I was quite new to the class, having only joined the year before, and already rather unpopular for having been given (how dare I be) the role of Miranda, the only female appearing in The Tempest. In
Chur, however, I was cast into outer darkness by the entire class for saying that the two popular girls, Laura and Tara, only bought clothes at a trendy shop in town,
Globus, because it was trendy, and not
because they really liked them. (This was the early 1980s so we are talking
fluorescent batwing t-shirts here.)
This throwaway, bitchy remark, of course, may have been true, albeit rather cruel, and was given in a moment of madness to Olwen, a nasty little washed-out sneak fond of wearing lipstick the colour of bubblegum. Of course in an instant it became a classroom sensation (I can even remember the news passing like a Mexican wave through the classroom as one person whispered it to another); the fatwa was issued; and I was a wretch, to whom it was forbidden to speak, from then on.
Laura and Tara had
been invited for lunch at my house, but the news broke the day before and they didn't turn up. My Swiss mother had cooked a splendid meal and I was unable to explain what had happened ("
sie kommen nicht...
sie kommen nicht") and cried copiously into my pasta. They were forced by our teacher to come round and apologise with flowers, a humiliating act which made them hate me even more.

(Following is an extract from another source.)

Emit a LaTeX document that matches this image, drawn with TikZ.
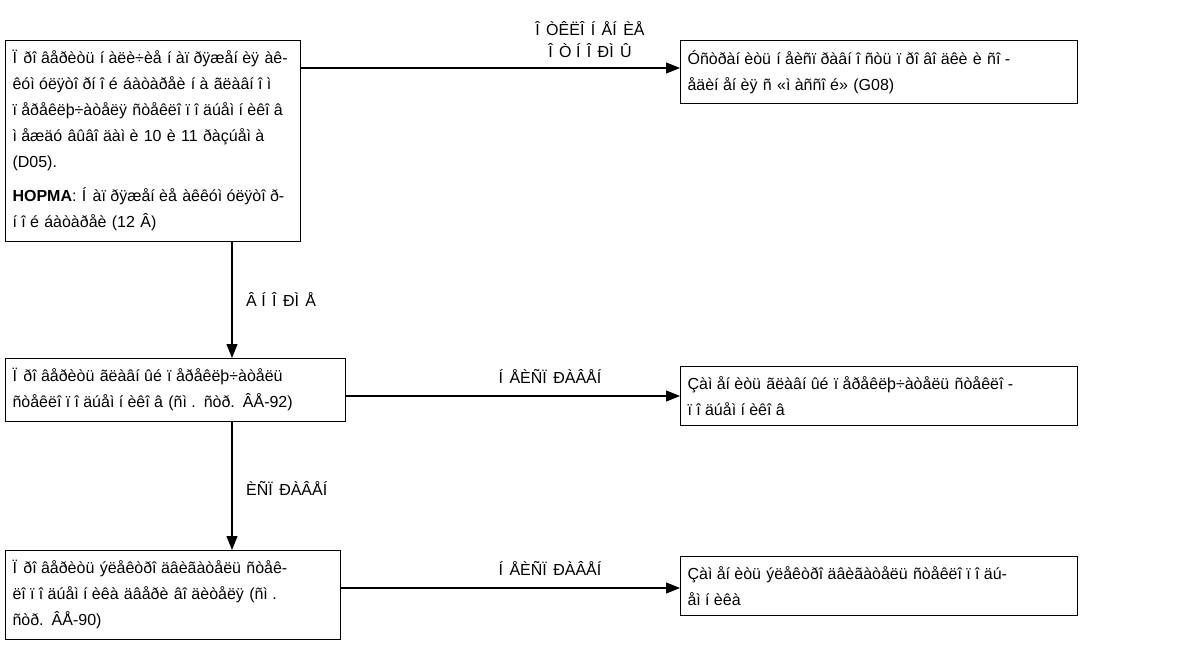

My problem was compounded by the fact that my own mother had volunteered to come along to help the class. So I was not only a cast-iron bitch, but a teacher's pet as well. I avoided school as much as I could, and stayed in my attic room watching poorly dubbed Lee Majors series ("
Ein Colt fur
alle Falle") and reading an American magazine about how to get your "fanny" into shape and why Karen Carpenter's death resonated with us all. The view from the little window is burned into my memory forever.

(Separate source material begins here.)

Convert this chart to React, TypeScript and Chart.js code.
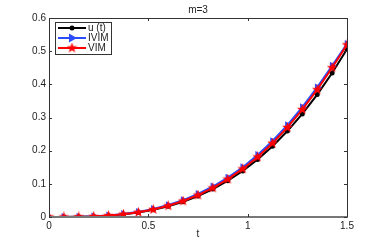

Years later I shared a flat with Tara at university and she apologised to me for the way they had behaved. I wasn't ready to be magnanimous then: it was the biggest, most devastating event of my life so far. The rest of the trip I've pretty much blocked out. By the green shores of impassive Lake
Lucerne, I redeemed myself slightly by losing at spin the bottle, in a late night game in our youth hostel, and having to run across the room naked. So I thought, but when we got home and the photos from the trip came down from the wall of the classroom, having been displayed there fora few weeks, I discovered that someone scratched my face with the point of a compass in every picture I appeared in.